-- begin ENTRIES --
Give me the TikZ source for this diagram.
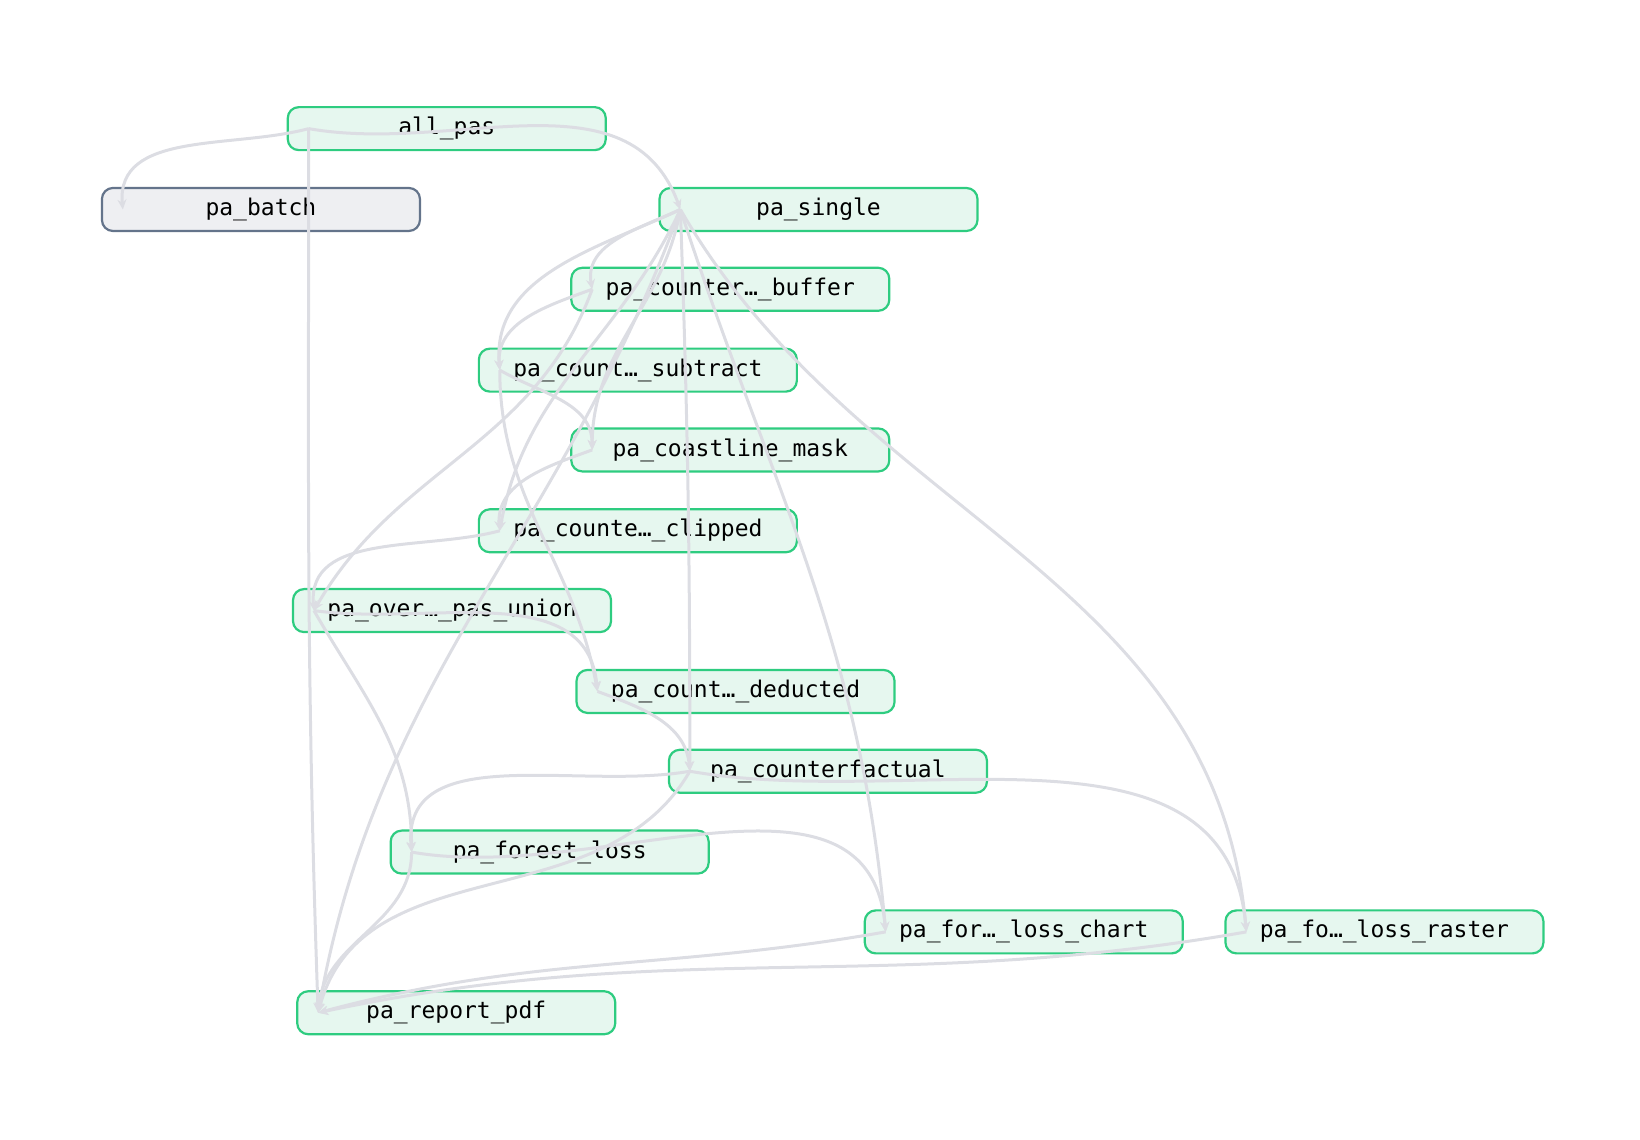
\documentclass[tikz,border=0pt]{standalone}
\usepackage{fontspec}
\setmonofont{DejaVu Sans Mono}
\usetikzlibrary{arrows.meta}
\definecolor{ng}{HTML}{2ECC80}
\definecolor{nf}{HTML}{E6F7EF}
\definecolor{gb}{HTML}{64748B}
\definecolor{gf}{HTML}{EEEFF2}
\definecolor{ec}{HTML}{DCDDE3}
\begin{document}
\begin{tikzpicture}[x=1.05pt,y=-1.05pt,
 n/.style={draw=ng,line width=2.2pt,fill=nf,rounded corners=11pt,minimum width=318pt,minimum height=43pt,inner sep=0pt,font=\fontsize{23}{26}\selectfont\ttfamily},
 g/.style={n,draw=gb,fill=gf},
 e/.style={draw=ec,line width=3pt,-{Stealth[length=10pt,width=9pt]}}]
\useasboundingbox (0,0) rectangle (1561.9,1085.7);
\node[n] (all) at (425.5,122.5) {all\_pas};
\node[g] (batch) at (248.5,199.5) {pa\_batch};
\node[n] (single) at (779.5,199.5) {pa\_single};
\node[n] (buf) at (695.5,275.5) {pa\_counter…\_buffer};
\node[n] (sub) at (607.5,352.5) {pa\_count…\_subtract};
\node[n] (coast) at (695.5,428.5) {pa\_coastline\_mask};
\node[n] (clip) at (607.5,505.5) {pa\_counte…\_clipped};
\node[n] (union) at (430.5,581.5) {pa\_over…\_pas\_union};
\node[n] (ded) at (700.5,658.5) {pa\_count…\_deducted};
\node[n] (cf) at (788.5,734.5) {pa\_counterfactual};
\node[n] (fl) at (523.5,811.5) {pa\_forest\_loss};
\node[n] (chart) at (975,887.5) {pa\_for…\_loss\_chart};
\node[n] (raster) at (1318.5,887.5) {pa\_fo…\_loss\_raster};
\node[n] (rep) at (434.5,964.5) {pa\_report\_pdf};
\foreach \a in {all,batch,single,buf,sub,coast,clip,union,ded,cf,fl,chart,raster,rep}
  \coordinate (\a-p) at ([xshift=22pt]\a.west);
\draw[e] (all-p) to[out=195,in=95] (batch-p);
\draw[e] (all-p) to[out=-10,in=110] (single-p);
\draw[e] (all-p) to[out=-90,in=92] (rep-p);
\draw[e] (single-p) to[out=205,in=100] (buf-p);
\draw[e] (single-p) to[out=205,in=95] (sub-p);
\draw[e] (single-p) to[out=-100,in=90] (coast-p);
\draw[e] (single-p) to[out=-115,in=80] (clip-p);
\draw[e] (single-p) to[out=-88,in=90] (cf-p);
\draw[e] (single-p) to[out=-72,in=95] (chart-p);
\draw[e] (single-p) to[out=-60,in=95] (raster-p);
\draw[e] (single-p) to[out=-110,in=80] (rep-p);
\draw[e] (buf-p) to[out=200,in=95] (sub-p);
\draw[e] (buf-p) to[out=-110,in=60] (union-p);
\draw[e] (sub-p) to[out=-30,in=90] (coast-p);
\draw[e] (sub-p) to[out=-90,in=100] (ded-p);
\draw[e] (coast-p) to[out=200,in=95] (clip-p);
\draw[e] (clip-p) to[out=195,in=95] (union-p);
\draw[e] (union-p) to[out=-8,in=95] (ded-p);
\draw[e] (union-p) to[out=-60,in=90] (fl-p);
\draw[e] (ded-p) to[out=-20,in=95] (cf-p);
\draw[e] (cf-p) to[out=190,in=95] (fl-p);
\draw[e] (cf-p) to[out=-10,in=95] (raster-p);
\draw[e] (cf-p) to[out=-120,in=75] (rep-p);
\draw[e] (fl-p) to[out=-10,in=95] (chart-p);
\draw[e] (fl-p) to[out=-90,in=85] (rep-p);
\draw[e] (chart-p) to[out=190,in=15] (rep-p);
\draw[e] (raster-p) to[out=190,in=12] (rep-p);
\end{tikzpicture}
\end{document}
-- end ENTRIES --
-- begin ENTRIES --
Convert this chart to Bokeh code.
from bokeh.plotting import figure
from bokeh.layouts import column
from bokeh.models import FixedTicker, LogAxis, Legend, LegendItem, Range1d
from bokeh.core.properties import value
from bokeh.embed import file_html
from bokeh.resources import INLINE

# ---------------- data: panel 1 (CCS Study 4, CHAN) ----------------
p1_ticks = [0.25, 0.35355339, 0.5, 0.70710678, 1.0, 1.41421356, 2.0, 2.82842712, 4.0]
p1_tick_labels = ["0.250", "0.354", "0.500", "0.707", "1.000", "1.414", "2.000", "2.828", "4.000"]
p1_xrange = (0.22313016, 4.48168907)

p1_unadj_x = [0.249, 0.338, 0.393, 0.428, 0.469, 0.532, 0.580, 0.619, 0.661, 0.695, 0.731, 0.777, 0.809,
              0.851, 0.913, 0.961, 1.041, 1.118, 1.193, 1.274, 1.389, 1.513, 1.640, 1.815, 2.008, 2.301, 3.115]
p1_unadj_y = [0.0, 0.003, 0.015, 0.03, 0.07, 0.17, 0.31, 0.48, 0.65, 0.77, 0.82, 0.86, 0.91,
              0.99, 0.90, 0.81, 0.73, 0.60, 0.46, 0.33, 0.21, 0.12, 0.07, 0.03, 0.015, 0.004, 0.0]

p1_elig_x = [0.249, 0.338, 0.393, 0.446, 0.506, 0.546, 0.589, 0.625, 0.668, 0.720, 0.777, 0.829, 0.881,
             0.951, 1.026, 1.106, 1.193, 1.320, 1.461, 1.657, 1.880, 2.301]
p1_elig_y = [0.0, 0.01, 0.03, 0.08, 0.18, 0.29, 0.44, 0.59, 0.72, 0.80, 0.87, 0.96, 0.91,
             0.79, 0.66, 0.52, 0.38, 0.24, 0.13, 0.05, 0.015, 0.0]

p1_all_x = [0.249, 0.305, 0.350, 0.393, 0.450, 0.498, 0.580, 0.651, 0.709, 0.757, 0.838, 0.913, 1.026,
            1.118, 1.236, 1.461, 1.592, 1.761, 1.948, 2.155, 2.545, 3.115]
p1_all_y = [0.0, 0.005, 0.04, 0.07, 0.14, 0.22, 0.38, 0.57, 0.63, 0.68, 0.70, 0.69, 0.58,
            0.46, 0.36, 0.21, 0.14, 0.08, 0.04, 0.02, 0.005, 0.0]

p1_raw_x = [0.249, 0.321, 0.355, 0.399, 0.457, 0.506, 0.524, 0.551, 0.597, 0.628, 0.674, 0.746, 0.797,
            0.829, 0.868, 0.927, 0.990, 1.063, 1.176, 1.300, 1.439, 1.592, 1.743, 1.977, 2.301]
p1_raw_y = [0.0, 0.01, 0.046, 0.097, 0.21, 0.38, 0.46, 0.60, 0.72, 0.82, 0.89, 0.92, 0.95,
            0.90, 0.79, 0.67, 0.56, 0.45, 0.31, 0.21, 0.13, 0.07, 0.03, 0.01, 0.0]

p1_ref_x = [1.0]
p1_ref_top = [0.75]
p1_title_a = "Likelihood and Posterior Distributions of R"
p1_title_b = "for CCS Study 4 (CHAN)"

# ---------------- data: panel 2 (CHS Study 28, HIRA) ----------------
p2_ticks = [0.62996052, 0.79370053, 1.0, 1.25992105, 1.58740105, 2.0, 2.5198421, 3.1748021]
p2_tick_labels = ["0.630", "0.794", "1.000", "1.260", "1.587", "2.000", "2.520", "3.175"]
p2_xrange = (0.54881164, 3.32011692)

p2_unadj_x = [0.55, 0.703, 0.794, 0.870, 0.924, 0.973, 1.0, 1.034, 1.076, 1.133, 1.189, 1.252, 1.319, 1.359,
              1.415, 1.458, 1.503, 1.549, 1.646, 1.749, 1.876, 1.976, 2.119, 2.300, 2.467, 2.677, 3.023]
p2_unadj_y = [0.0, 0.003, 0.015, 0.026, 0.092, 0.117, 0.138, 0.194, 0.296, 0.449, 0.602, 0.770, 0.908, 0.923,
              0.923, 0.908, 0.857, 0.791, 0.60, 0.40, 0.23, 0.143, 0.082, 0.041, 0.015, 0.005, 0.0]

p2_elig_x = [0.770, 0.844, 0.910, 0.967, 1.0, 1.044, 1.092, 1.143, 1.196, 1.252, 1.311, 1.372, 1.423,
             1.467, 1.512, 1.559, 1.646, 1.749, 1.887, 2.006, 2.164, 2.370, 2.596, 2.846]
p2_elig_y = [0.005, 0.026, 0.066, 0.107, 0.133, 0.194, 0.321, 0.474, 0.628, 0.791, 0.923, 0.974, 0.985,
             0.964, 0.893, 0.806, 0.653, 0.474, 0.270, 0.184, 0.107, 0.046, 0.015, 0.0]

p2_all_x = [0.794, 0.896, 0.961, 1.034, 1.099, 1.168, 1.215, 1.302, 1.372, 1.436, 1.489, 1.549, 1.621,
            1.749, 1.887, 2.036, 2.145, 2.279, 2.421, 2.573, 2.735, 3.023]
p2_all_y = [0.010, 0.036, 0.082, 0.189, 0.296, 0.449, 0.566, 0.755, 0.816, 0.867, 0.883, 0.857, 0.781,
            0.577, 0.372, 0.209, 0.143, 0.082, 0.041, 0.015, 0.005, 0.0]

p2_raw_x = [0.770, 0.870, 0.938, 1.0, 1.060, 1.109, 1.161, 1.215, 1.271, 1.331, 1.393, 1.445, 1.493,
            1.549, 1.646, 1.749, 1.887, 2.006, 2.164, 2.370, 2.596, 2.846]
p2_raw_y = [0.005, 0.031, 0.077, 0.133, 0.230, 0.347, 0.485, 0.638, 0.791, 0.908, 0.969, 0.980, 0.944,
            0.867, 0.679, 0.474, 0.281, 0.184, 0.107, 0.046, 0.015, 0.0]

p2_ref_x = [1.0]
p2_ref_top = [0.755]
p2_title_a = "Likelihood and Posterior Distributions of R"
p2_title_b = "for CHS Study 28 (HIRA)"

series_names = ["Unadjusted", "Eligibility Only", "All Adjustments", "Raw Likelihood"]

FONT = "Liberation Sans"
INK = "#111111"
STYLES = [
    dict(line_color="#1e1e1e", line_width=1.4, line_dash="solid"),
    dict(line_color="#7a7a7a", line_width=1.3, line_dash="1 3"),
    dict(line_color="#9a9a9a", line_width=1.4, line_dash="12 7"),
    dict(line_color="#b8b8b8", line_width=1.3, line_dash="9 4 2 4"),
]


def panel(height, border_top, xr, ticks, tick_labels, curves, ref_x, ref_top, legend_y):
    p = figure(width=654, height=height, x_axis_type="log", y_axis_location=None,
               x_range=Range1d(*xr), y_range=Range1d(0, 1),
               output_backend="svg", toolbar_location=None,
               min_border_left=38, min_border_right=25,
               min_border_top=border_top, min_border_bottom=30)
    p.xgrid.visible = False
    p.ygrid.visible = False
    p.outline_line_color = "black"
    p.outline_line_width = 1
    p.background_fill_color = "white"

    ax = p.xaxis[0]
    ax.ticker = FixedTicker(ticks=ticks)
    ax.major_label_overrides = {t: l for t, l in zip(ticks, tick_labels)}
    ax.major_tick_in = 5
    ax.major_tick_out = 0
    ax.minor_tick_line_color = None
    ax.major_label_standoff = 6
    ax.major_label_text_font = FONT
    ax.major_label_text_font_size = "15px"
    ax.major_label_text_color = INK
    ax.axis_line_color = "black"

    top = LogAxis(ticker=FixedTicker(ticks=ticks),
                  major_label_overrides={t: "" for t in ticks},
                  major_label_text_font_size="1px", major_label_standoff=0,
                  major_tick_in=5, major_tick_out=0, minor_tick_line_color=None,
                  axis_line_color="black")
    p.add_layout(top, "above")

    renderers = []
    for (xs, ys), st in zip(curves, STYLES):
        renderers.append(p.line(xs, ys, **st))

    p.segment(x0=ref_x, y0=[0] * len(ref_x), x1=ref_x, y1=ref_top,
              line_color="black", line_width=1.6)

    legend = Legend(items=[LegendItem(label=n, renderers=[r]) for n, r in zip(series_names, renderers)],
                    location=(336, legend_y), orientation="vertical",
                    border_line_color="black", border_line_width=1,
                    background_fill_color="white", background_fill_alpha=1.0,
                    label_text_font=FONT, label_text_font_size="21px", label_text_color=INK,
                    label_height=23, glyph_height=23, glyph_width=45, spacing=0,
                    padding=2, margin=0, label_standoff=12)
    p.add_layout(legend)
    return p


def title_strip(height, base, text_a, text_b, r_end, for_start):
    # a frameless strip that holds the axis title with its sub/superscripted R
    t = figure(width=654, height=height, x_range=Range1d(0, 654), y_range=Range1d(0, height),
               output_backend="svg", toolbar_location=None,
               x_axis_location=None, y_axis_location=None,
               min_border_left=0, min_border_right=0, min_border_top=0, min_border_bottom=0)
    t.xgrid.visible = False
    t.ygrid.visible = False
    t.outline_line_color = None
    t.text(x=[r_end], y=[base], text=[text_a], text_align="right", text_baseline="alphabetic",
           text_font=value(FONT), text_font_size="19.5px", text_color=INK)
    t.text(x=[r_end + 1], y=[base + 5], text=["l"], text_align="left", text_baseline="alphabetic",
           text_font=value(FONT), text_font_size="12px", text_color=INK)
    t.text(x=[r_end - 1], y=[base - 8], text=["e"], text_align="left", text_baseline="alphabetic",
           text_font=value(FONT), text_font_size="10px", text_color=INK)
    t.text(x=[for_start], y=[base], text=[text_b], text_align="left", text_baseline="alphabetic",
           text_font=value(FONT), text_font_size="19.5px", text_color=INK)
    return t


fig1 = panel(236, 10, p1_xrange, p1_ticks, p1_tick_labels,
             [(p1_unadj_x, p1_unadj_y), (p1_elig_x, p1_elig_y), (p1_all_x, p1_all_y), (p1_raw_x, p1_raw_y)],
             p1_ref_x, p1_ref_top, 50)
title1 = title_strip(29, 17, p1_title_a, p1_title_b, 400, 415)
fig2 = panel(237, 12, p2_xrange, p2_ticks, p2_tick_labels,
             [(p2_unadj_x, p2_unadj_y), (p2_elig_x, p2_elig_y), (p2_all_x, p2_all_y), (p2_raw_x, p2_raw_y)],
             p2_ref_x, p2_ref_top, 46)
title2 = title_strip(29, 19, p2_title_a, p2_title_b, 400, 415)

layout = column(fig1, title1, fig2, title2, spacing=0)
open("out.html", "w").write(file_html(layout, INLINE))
-- end ENTRIES --
-- begin ENTRIES --
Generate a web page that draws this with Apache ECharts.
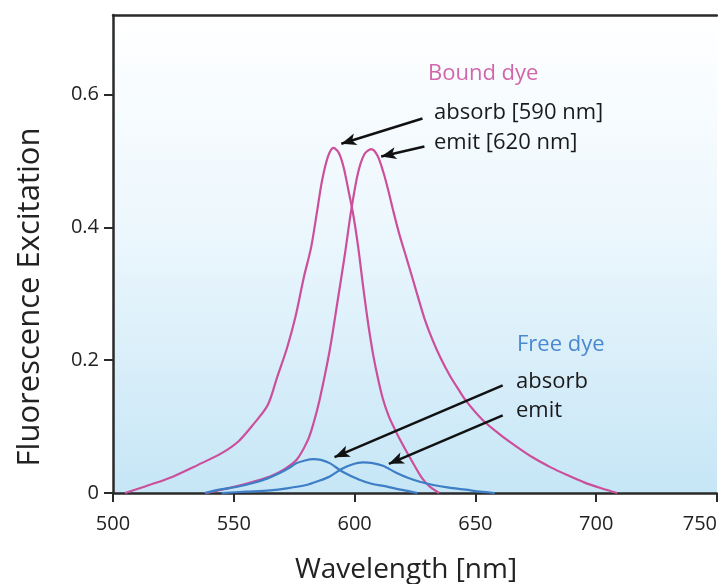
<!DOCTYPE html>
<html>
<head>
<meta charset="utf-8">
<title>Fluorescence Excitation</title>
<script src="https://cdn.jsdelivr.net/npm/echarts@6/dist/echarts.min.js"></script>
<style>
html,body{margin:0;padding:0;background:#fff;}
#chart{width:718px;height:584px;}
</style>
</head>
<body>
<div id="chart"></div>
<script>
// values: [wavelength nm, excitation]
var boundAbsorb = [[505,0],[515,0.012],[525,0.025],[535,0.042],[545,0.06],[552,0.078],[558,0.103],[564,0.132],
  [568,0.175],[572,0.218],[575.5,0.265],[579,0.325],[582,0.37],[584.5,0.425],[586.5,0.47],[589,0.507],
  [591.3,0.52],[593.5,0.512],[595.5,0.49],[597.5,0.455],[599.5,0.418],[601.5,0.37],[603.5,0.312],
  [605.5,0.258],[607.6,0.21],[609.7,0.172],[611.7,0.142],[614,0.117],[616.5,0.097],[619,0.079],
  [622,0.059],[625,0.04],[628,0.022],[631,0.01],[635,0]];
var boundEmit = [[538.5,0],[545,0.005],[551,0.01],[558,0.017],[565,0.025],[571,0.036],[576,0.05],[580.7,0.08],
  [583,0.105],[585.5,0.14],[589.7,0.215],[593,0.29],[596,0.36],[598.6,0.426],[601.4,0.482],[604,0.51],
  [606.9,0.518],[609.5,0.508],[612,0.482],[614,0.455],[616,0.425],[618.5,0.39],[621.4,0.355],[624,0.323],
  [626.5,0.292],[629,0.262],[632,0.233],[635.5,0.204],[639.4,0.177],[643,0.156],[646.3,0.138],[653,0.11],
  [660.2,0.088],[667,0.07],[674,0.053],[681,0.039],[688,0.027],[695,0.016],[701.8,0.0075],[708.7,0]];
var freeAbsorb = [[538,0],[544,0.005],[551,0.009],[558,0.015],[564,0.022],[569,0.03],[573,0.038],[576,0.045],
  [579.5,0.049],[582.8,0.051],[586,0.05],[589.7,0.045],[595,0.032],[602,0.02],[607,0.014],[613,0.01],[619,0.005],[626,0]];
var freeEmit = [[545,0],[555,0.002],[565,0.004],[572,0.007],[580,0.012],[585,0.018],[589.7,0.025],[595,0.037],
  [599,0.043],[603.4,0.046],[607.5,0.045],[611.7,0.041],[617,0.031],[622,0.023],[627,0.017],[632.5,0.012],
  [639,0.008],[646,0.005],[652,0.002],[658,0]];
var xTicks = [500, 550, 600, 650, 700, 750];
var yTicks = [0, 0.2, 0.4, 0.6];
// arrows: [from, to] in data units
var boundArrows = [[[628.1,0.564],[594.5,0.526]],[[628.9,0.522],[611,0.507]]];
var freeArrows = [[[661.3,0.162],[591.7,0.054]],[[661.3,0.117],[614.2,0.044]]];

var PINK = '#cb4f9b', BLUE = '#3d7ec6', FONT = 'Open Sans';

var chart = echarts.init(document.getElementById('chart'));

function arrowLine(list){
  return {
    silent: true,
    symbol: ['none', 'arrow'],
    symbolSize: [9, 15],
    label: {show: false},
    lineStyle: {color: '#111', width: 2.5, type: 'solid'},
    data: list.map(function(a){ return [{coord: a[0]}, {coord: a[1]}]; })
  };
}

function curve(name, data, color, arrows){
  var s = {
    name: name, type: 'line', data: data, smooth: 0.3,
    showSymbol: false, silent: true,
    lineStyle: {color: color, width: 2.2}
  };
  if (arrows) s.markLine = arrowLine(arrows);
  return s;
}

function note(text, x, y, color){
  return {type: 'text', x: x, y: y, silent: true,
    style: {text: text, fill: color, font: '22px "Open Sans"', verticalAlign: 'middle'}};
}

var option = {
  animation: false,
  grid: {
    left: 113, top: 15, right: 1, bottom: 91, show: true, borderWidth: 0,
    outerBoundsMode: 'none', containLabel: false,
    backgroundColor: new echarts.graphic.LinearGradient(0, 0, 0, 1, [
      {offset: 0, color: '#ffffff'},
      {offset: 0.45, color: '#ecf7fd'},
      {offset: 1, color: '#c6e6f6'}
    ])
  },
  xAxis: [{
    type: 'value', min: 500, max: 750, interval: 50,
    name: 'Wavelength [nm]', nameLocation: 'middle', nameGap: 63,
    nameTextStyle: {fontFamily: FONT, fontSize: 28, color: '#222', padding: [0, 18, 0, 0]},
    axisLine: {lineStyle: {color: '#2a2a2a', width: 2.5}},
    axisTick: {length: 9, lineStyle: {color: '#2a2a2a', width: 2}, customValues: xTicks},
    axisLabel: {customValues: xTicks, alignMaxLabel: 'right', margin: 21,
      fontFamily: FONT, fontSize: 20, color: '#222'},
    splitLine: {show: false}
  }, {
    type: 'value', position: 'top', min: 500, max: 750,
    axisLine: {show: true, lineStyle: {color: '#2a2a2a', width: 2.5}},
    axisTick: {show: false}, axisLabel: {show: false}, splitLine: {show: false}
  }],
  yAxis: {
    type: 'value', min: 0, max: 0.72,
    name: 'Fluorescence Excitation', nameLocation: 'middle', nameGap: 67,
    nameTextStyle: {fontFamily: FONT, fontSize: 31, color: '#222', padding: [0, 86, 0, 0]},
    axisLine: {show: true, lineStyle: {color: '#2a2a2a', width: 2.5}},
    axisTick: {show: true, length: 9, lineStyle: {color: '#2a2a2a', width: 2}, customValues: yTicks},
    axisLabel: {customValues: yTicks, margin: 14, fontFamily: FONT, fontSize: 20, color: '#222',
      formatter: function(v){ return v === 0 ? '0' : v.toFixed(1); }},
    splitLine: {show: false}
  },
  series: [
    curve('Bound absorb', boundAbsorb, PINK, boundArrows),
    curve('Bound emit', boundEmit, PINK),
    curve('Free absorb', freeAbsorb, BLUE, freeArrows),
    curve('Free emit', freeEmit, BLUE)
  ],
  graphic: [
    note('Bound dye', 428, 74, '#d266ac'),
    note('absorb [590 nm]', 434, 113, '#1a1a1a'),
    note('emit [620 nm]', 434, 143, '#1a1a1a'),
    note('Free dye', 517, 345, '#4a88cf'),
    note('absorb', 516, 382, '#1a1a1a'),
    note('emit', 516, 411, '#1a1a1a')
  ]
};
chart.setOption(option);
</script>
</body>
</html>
-- end ENTRIES --
## WHAT YOU ARE ASKED TO DO
Of the lines in the material, how many hold the word "this"? Reply with the number only.

## TASK RESPONSE
3